[Given task]:
Omit all pictures and give the records below again exactly as written.

[Input rows]:

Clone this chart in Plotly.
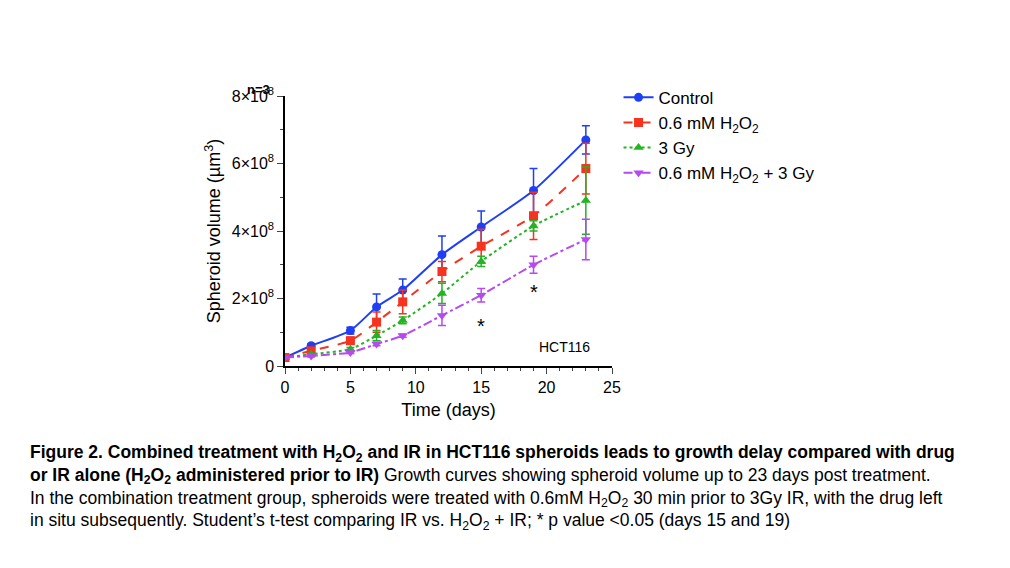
import plotly.graph_objects as go

days = [0, 2, 5, 7, 9, 12, 15, 19, 23]
control = [0.25, 0.6, 1.05, 1.75, 2.25, 3.3, 4.12, 5.2, 6.7]
control_err = [0.05, 0.05, 0.1, 0.38, 0.33, 0.55, 0.47, 0.65, 0.42]
h2o2 = [0.25, 0.45, 0.75, 1.3, 1.9, 2.8, 3.55, 4.45, 5.85]
h2o2_err = [0.03, 0.05, 0.1, 0.3, 0.35, 0.3, 0.5, 0.7, 0.75]
gy3 = [0.25, 0.35, 0.5, 0.9, 1.35, 2.15, 3.1, 4.15, 4.9]
gy3_err = [0.03, 0.03, 0.05, 0.15, 0.1, 0.3, 0.15, 0.15, 1.0]
combo = [0.25, 0.3, 0.4, 0.65, 0.9, 1.5, 2.1, 3.0, 3.75]
combo_err = [0.02, 0.03, 0.03, 0.05, 0.05, 0.3, 0.2, 0.25, 0.6]

series = [
    ("Control", control, control_err, "#1f3ff5", "circle", "solid"),
    ("0.6 mM H<sub>2</sub>O<sub>2</sub>", h2o2, h2o2_err, "#f5331f", "square", "dash"),
    ("3 Gy", gy3, gy3_err, "#22b422", "triangle-up", "dot"),
    ("0.6 mM H<sub>2</sub>O<sub>2</sub> + 3 Gy", combo, combo_err, "#b44af0", "triangle-down", "dashdot"),
]

fig = go.Figure()
for name, vals, err, col, sym, dash in series:
    fig.add_trace(go.Scatter(
        x=days, y=[v * 1e8 for v in vals], name=name, mode="lines+markers",
        line=dict(color=col, dash=dash, width=2, shape="spline", smoothing=0.6),
        marker=dict(color=col, symbol=sym, size=9),
        error_y=dict(type="data", array=[e * 1e8 for e in err], color=col, thickness=1.5, width=4),
    ))

yvals = [0, 2e8, 4e8, 6e8, 8e8]
ytext = ["0"] + ["%d×10<sup>8</sup>" % v for v in (2, 4, 6, 8)]

L, R, T, B = 277, 406, 88, 210
fig.update_layout(
    width=1010, height=568, plot_bgcolor="white", paper_bgcolor="white",
    margin=dict(l=L, r=R, t=T, b=B),
    font=dict(family="Liberation Sans", size=16, color="black"),
    xaxis=dict(range=[0, 25], tickvals=[0, 5, 10, 15, 20, 25], ticks="outside", ticklen=6,
               minor=dict(dtick=1, ticks="outside", ticklen=3), showline=True, linecolor="black",
               linewidth=1.5, showgrid=False, zeroline=False,
               title=dict(text="Time (days)", standoff=8, font=dict(size=18))),
    yaxis=dict(range=[0, 8e8], tickvals=yvals, ticktext=ytext, ticks="outside", ticklen=6,
               minor=dict(dtick=1e8, ticks="outside", ticklen=3), showline=True, linecolor="black",
               linewidth=1.5, showgrid=False, zeroline=False,
               title=dict(text="Spheroid volume (µm<sup>3</sup>)", standoff=6, font=dict(size=18))),
    legend=dict(x=1.02, y=1.06, yanchor="top", font=dict(size=17), bgcolor="rgba(0,0,0,0)"),
    showlegend=True,
)

plot_w = 1010 - L - R
plot_h = 568 - T - B
caption = ("<b>Figure 2. Combined treatment with H<sub>2</sub>O<sub>2</sub> and IR in HCT116 spheroids leads to growth delay compared with drug</b><br>"
           "<b>or IR alone (H<sub>2</sub>O<sub>2</sub> administered prior to IR)</b> Growth curves showing spheroid volume up to 23 days post treatment.<br>"
           "In the combination treatment group, spheroids were treated with 0.6mM H<sub>2</sub>O<sub>2</sub> 30 min prior to 3Gy IR, with the drug left<br>"
           "in situ subsequently. Student’s t-test comparing IR vs. H<sub>2</sub>O<sub>2</sub> + IR; * p value <0.05 (days 15 and 19)")
anns = [
    dict(x=15, y=1.2e8, text="*", xref="x", yref="y", font=dict(size=20)),
    dict(x=19, y=2.2e8, text="*", xref="x", yref="y", font=dict(size=20)),
    dict(x=23.5, y=0.55e8, text="HCT116", xref="x", yref="y", font=dict(size=14), xanchor="right"),
    dict(x=(237 - L) / plot_w, y=(568 - B - 72) / plot_h, text="<b>n=3</b>", xref="paper", yref="paper",
         font=dict(size=13), xanchor="left"),
    dict(x=(20 - L) / plot_w, y=(568 - B - 432) / plot_h, xref="paper", yref="paper", text=caption,
         align="left", xanchor="left", yanchor="top", font=dict(size=17.5)),
]
for a in anns:
    a["showarrow"] = False
fig.update_layout(annotations=anns)

fig.write_html("out.html")
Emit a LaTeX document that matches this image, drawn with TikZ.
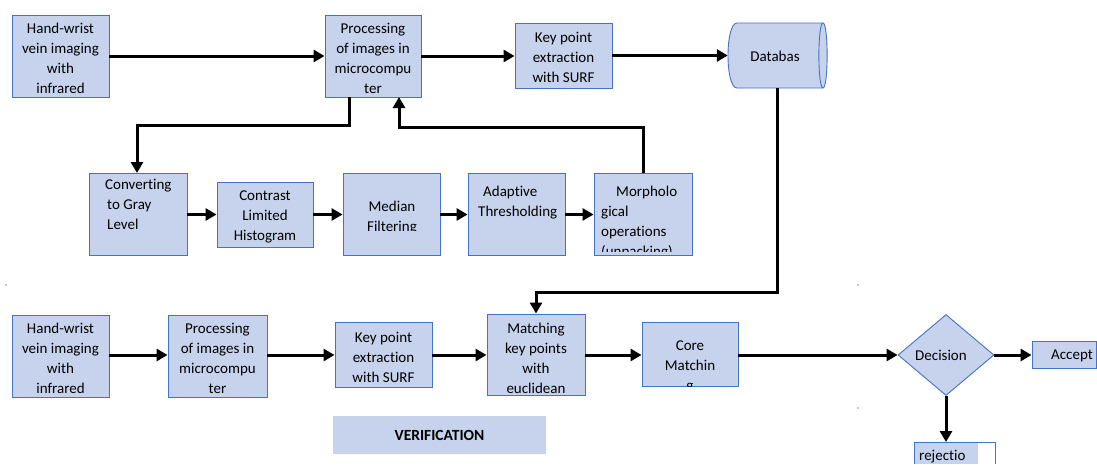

[Response to the task]:
Clone this chart in Plotly.
import plotly.graph_objects as go

days = [0, 2, 5, 7, 9, 12, 15, 19, 23]
control = [0.25, 0.6, 1.05, 1.75, 2.25, 3.3, 4.12, 5.2, 6.7]
control_err = [0.05, 0.05, 0.1, 0.38, 0.33, 0.55, 0.47, 0.65, 0.42]
h2o2 = [0.25, 0.45, 0.75, 1.3, 1.9, 2.8, 3.55, 4.45, 5.85]
h2o2_err = [0.03, 0.05, 0.1, 0.3, 0.35, 0.3, 0.5, 0.7, 0.75]
gy3 = [0.25, 0.35, 0.5, 0.9, 1.35, 2.15, 3.1, 4.15, 4.9]
gy3_err = [0.03, 0.03, 0.05, 0.15, 0.1, 0.3, 0.15, 0.15, 1.0]
combo = [0.25, 0.3, 0.4, 0.65, 0.9, 1.5, 2.1, 3.0, 3.75]
combo_err = [0.02, 0.03, 0.03, 0.05, 0.05, 0.3, 0.2, 0.25, 0.6]

series = [
    ("Control", control, control_err, "#1f3ff5", "circle", "solid"),
    ("0.6 mM H<sub>2</sub>O<sub>2</sub>", h2o2, h2o2_err, "#f5331f", "square", "dash"),
    ("3 Gy", gy3, gy3_err, "#22b422", "triangle-up", "dot"),
    ("0.6 mM H<sub>2</sub>O<sub>2</sub> + 3 Gy", combo, combo_err, "#b44af0", "triangle-down", "dashdot"),
]

fig = go.Figure()
for name, vals, err, col, sym, dash in series:
    fig.add_trace(go.Scatter(
        x=days, y=[v * 1e8 for v in vals], name=name, mode="lines+markers",
        line=dict(color=col, dash=dash, width=2, shape="spline", smoothing=0.6),
        marker=dict(color=col, symbol=sym, size=9),
        error_y=dict(type="data", array=[e * 1e8 for e in err], color=col, thickness=1.5, width=4),
    ))

yvals = [0, 2e8, 4e8, 6e8, 8e8]
ytext = ["0"] + ["%d×10<sup>8</sup>" % v for v in (2, 4, 6, 8)]

L, R, T, B = 277, 406, 88, 210
fig.update_layout(
    width=1010, height=568, plot_bgcolor="white", paper_bgcolor="white",
    margin=dict(l=L, r=R, t=T, b=B),
    font=dict(family="Liberation Sans", size=16, color="black"),
    xaxis=dict(range=[0, 25], tickvals=[0, 5, 10, 15, 20, 25], ticks="outside", ticklen=6,
               minor=dict(dtick=1, ticks="outside", ticklen=3), showline=True, linecolor="black",
               linewidth=1.5, showgrid=False, zeroline=False,
               title=dict(text="Time (days)", standoff=8, font=dict(size=18))),
    yaxis=dict(range=[0, 8e8], tickvals=yvals, ticktext=ytext, ticks="outside", ticklen=6,
               minor=dict(dtick=1e8, ticks="outside", ticklen=3), showline=True, linecolor="black",
               linewidth=1.5, showgrid=False, zeroline=False,
               title=dict(text="Spheroid volume (µm<sup>3</sup>)", standoff=6, font=dict(size=18))),
    legend=dict(x=1.02, y=1.06, yanchor="top", font=dict(size=17), bgcolor="rgba(0,0,0,0)"),
    showlegend=True,
)

plot_w = 1010 - L - R
plot_h = 568 - T - B
caption = ("<b>Figure 2. Combined treatment with H<sub>2</sub>O<sub>2</sub> and IR in HCT116 spheroids leads to growth delay compared with drug</b><br>"
           "<b>or IR alone (H<sub>2</sub>O<sub>2</sub> administered prior to IR)</b> Growth curves showing spheroid volume up to 23 days post treatment.<br>"
           "In the combination treatment group, spheroids were treated with 0.6mM H<sub>2</sub>O<sub>2</sub> 30 min prior to 3Gy IR, with the drug left<br>"
           "in situ subsequently. Student’s t-test comparing IR vs. H<sub>2</sub>O<sub>2</sub> + IR; * p value <0.05 (days 15 and 19)")
anns = [
    dict(x=15, y=1.2e8, text="*", xref="x", yref="y", font=dict(size=20)),
    dict(x=19, y=2.2e8, text="*", xref="x", yref="y", font=dict(size=20)),
    dict(x=23.5, y=0.55e8, text="HCT116", xref="x", yref="y", font=dict(size=14), xanchor="right"),
    dict(x=(237 - L) / plot_w, y=(568 - B - 72) / plot_h, text="<b>n=3</b>", xref="paper", yref="paper",
         font=dict(size=13), xanchor="left"),
    dict(x=(20 - L) / plot_w, y=(568 - B - 432) / plot_h, xref="paper", yref="paper", text=caption,
         align="left", xanchor="left", yanchor="top", font=dict(size=17.5)),
]
for a in anns:
    a["showarrow"] = False
fig.update_layout(annotations=anns)

fig.write_html("out.html")
Emit a LaTeX document that matches this image, drawn with TikZ.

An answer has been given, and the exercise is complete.